Arnovitz uses a lot of fabric and thread in her artwork, and that natural affinity for textiles can be traced back to the days of her youth when she spent time at LaVine’s Fabrics, a shop owned by her father and her grandmother, Sonia LaVine.

“There are threads in almost everything I do. There is a deep love of fiber but I think because I was an art director in advertising I’m very obsessed about ideas and concepts. So when I work I do a lot of double-checking, (determining if) this is the right media to transmit the idea. I don’t automatically go to fabric and I don’t automatically go to paper. I think, ‘which is the most powerful vehicle to carry the idea?’ ”

“Right now I am a little bit obsessed with the idea of mending in terms of repair and pushing that concept in terms of repairing realities, like political situations,” she continued.

Many of her works feature textiles and papers that she has wound, wrapped and tied.
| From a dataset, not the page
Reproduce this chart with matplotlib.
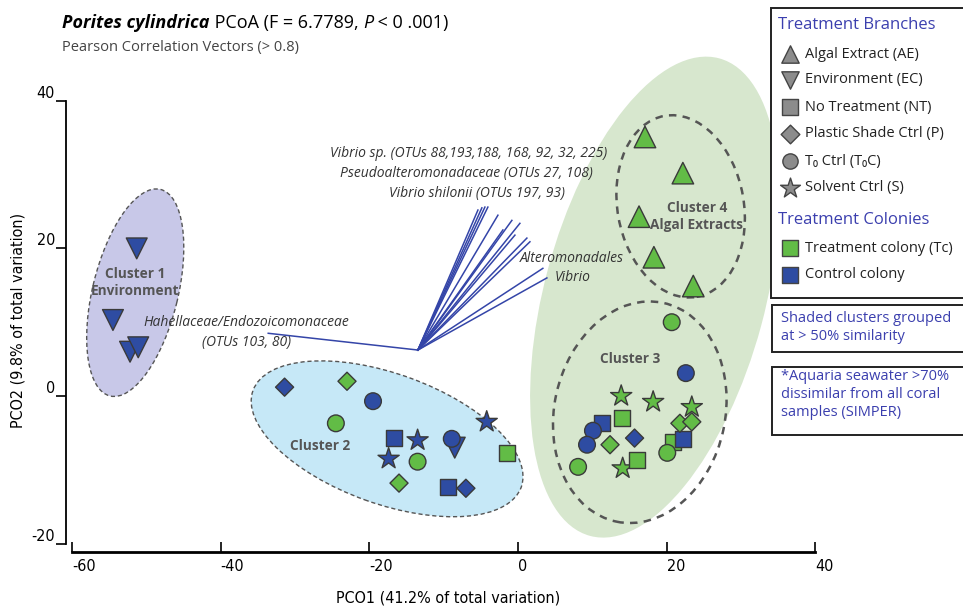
import matplotlib
matplotlib.use("Agg")
import matplotlib.pyplot as plt
from matplotlib.patches import Ellipse, Rectangle

# ---------------- data ----------------
# Algal Extract (AE) - triangle up
ae_x = [17.1, 22.2, 16.3, 18.3, 23.6]
ae_y = [35.1, 30.2, 24.3, 18.8, 14.9]
ae_c = ["Tc", "Tc", "Tc", "Tc", "Tc"]
# Environment (EC) - triangle down
ec_x = [-51.3, -54.5, -52.2, -51.1, -8.5]
ec_y = [20.0, 10.3, 6.0, 6.6, -7.0]
ec_c = ["C", "C", "C", "C", "C"]
# Solvent Ctrl (S) - star
s_x = [-13.5, -4.2, -17.4, 13.9, 18.2, 23.4, 14.1]
s_y = [-6.0, -3.5, -8.5, 0.0, -0.8, -1.5, -9.8]
s_c = ["C", "C", "C", "Tc", "Tc", "Tc", "Tc"]
# No Treatment (NT) - square
nt_x = [-16.7, -1.5, -9.4, 14.0, 11.3, 20.9, 22.2, 16.0]
nt_y = [-5.7, -7.7, -12.3, -3.0, -3.7, -6.2, -5.8, -8.7]
nt_c = ["C", "Tc", "C", "Tc", "C", "Tc", "C", "Tc"]
# Plastic Shade Ctrl (P) - diamond
p_x = [-31.4, -23.0, -16.0, -7.0, 21.8, 23.4, 15.7, 12.4]
p_y = [1.2, 2.0, -11.8, -12.5, -3.7, -3.5, -5.7, -6.6]
p_c = ["C", "Tc", "Tc", "C", "Tc", "Tc", "C", "Tc"]
# T0 Ctrl (T0C) - circle
t0_x = [-19.5, -24.5, -8.9, -13.5, 20.7, 22.6, 10.1, 9.3, 20.1, 8.1]
t0_y = [-0.7, -3.7, -5.8, -8.9, 10.0, 3.1, -4.7, -6.6, -7.7, -9.6]
t0_c = ["C", "Tc", "C", "Tc", "Tc", "C", "C", "C", "Tc", "Tc"]

# Pearson correlation vectors (origin and end points)
vec_origin = (-13.46, 6.23)
vec_end_x = [-5.38, -4.85, -4.44, -4.04, -2.69, -2.02, -0.81, -0.40, 0.27, 1.21, 1.62, 3.36, 3.90, -33.6]
vec_end_y = [25.2, 25.5, 25.6, 25.6, 24.5, 22.5, 23.8, 21.8, 23.4, 21.4, 20.9, 17.3, 16.0, 8.5]

x_ticks = [-60, -40, -20, 0, 20, 40]
y_ticks = [-20, 0, 20, 40]

legend_branches = ["Algal Extract (AE)", "Environment (EC)", "No Treatment (NT)",
                   "Plastic Shade Ctrl (P)", "T\u2080 Ctrl (T\u2080C)", "Solvent Ctrl (S)"]
legend_colonies = ["Treatment colony (Tc)", "Control colony"]

# ---------------- style ----------------
GREEN = "#62bc46"
BLUE = "#2e4ca2"
EDGE = "#3a3a3a"
TXTBLUE = "#3b3fae"
colmap = {"Tc": GREEN, "C": BLUE}
FONT = "Open Sans"
AXFONT = dict(family="DejaVu Sans", stretch="condensed")

fig = plt.figure(figsize=(9.63, 6.09), dpi=100)
ax = fig.add_axes([0, 0, 1, 1])
ax.set_xlim(-69.7, 59.9)
ax.set_ylim(-28.86, 53.66)
ax.patch.set_alpha(0)

# shaded clusters
ax.add_patch(Ellipse((18.4, 13.4), 67, 29.7, angle=75, facecolor="#d7e7ce", edgecolor="none", zorder=1))
ax.add_patch(Ellipse((-51.5, 14.0), 28.8, 11.5, angle=76.4, facecolor="#c8c8e8",
                     edgecolor="#555555", linestyle=(0, (3, 2)), lw=1.0, zorder=2))
ax.add_patch(Ellipse((-17.6, -5.8), 38.4, 17.6, angle=-20, facecolor="#c6e8f7",
                     edgecolor="#555555", linestyle=(0, (3, 2)), lw=1.0, zorder=2))
ax.add_patch(Ellipse((21.9, 25.7), 17.0, 24.9, angle=10, facecolor="none",
                     edgecolor="#555555", linestyle=(0, (3, 2.5)), lw=1.8, zorder=2))
ax.add_patch(Ellipse((16.4, -2.2), 23.0, 30.3, angle=-12, facecolor="none",
                     edgecolor="#555555", linestyle=(0, (3, 2.5)), lw=1.8, zorder=2))

# vectors
for ex, ey in zip(vec_end_x, vec_end_y):
    ax.plot([vec_origin[0], ex], [vec_origin[1], ey], color="#3445a8", lw=1.1, zorder=3)

# markers
def pts(xs, ys, cs, marker, size):
    ax.scatter(xs, ys, s=size ** 2, marker=marker, c=[colmap[c] for c in cs],
               edgecolors=EDGE, linewidths=1.0, zorder=5)

pts(ae_x, ae_y, ae_c, "^", 15.5)
pts(ec_x, ec_y, ec_c, "v", 15)
pts(s_x, s_y, s_c, "*", 16)
pts(nt_x, nt_y, nt_c, "s", 11.5)
pts(t0_x, t0_y, t0_c, "o", 12)
pts(p_x, p_y, p_c, "D", 9.2)

# cluster labels
lab = dict(color="#555555", fontweight="bold", fontsize=9.8, family=FONT, ha="center", va="center", zorder=6)
ax.text(-51.5, 15.4, "Cluster 1\nEnvironment", linespacing=1.3, **lab)
ax.text(-26.6, -6.8, "Cluster 2", **lab)
ax.text(15.1, 5.0, "Cluster 3", **lab)
ax.text(24.1, 24.3, "Cluster 4\nAlgal Extracts", linespacing=1.3, **lab)

# vector labels
vl = dict(color="#333333", style="italic", fontsize=10, family=FONT, ha="center", va="center", zorder=6)
ax.text(-6.7, 32.9, "Vibrio sp. (OTUs 88,193,188, 168, 92, 32, 225)", **vl)
ax.text(-6.9, 30.2, "Pseudoalteromonadaceae (OTUs 27, 108)", **vl)
ax.text(-5.5, 27.5, "Vibrio shilonii (OTUs 197, 93)", **vl)
ax.text(7.3, 18.7, "Alteromonadales", **vl)
ax.text(7.3, 16.0, "Vibrio", **vl)
ax.text(-36.5, 9.9, "Hahellaceae/Endozoicomonaceae", **vl)
ax.text(-36.5, 7.2, "(OTUs 103, 80)", **vl)

# axes
for s in ["top", "right"]:
    ax.spines[s].set_visible(False)
ax.spines["left"].set_position(("data", -60.8))
ax.spines["left"].set_bounds(-20, 40)
ax.spines["bottom"].set_position(("data", -21.1))
ax.spines["bottom"].set_bounds(-60, 40)
ax.spines["bottom"].set_linewidth(2.0)
ax.spines["left"].set_linewidth(1.3)
ax.set_xticks(x_ticks)
ax.set_yticks(y_ticks)
ax.set_xticklabels([str(v) for v in x_ticks], fontsize=11.5, **AXFONT)
ax.set_yticklabels([str(v) for v in y_ticks], fontsize=11.5, **AXFONT)
ax.tick_params(axis="x", direction="in", length=7, width=1.2, pad=5)
ax.tick_params(axis="y", direction="out", length=7, width=1.2, pad=1)
for t in ax.get_xticklabels():
    t.set_ha("left")
for t in ax.get_yticklabels():
    t.set_va("bottom")
ax.set_xlabel("PCO1 (41.2% of total variation)", fontsize=11.5, **AXFONT)
ax.xaxis.set_label_coords(448 / 963, 1 - 598 / 609)
ax.set_ylabel("PCO2 (9.8% of total variation)", fontsize=11.5, **AXFONT)
ax.yaxis.set_label_coords(18 / 963, 1 - 320 / 609)
for a in (ax.xaxis.label, ax.yaxis.label):
    a.set_va("center")

# title
t1 = fig.text(62 / 963, 1 - 32 / 609, "Porites cylindrica", fontsize=13, fontweight="bold",
              style="italic", family=FONT, va="bottom", ha="left")
t2 = plt.annotate(" PCoA (F = 6.7789, ", xy=(1, 0), xycoords=t1, fontsize=13, family=FONT,
                  va="bottom", ha="left")
t3 = plt.annotate("P", xy=(1, 0), xycoords=t2, fontsize=13, family=FONT, style="italic",
                  va="bottom", ha="left")
t4 = plt.annotate(" < 0 .001)", xy=(1, 0), xycoords=t3, fontsize=13, family=FONT,
                  va="bottom", ha="left")
fig.text(62 / 963, 1 - 48 / 609, "Pearson Correlation Vectors (> 0.8)", fontsize=10.5,
         family=FONT, color="#444444", va="center", ha="left")

# ---------------- legend overlay (pixel coordinates) ----------------
lg = fig.add_axes([0, 0, 1, 1])
lg.set_xlim(0, 963)
lg.set_ylim(609, 0)
lg.axis("off")
lg.patch.set_alpha(0)
box_kw = dict(facecolor="white", edgecolor="#222222", lw=1.4, zorder=1)
lg.add_patch(Rectangle((771, 8), 220, 290, **box_kw))
lg.add_patch(Rectangle((772, 305), 220, 47, **box_kw))
lg.add_patch(Rectangle((772, 367), 220, 68, **box_kw))

lg.text(778, 25, "Treatment Branches", color=TXTBLUE, fontsize=12, family=FONT, va="center", ha="left")
leg_markers = ["^", "v", "s", "D", "o", "*"]
leg_sizes = [12.5, 12.5, 11, 9.5, 11, 15]
row_y = [54, 80, 107, 134, 161, 188]
for m, sz, y, txt in zip(leg_markers, leg_sizes, row_y, legend_branches):
    lg.scatter([790], [y], marker=m, s=sz ** 2, c="#8c8c8c", edgecolors="#444444", linewidths=1, zorder=2)
    lg.text(805, y, txt, fontsize=10.5, family=FONT, color="#222222", va="center", ha="left")
lg.text(778, 220, "Treatment Colonies", color=TXTBLUE, fontsize=12, family=FONT, va="center", ha="left")
for y, col, txt in zip([248, 275], [GREEN, BLUE], legend_colonies):
    lg.scatter([790], [y], marker="s", s=11 ** 2, c=col, edgecolors="#444444", linewidths=1, zorder=2)
    lg.text(805, y, txt, fontsize=10.5, family=FONT, color="#222222", va="center", ha="left")

lg.text(781, 318, "Shaded clusters grouped", color=TXTBLUE, fontsize=10.5, family=FONT, va="center", ha="left")
lg.text(781, 337, "at > 50% similarity", color=TXTBLUE, fontsize=10.5, family=FONT, va="center", ha="left")
lg.text(781, 377, "*Aquaria seawater >70%", color=TXTBLUE, fontsize=10.5, family=FONT, va="center", ha="left")
lg.text(781, 395, "dissimilar from all coral", color=TXTBLUE, fontsize=10.5, family=FONT, va="center", ha="left")
lg.text(781, 413, "samples (SIMPER)", color=TXTBLUE, fontsize=10.5, family=FONT, va="center", ha="left")

fig.savefig("out.png", dpi=100)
She believes those methods are quintessential Jewish acts.

“I think when you do a close investigation of Jewish ritual you will find those motions repeated over and over again. For example we roll and wind the Torah. We bind the Torah. We braid challot. We wrap tefillin. We draw the Shabbat lights toward our eyes in this motion three times,” she explained. “Even the chevra kadisha (where she was a member in Atlanta) has a very ritualized way of tying knots on a shroud. To me, a lot of what I do in my art is something that is repeated over and over again in Jewish ritual.”

When she originally went to Jerusalem in 1999, Arnovitz thought it was simply for a sabbatical. But she loves living there.

“I would say for me the most compelling thing is that we made incredible friends. For some reason Jerusalem just has incredible people, idealistic people, professors and scholars and authors and poets and artists. There’s this enormous concentration of talent in Jerusalem. We just have really interesting and great friends, and their kids,” she said.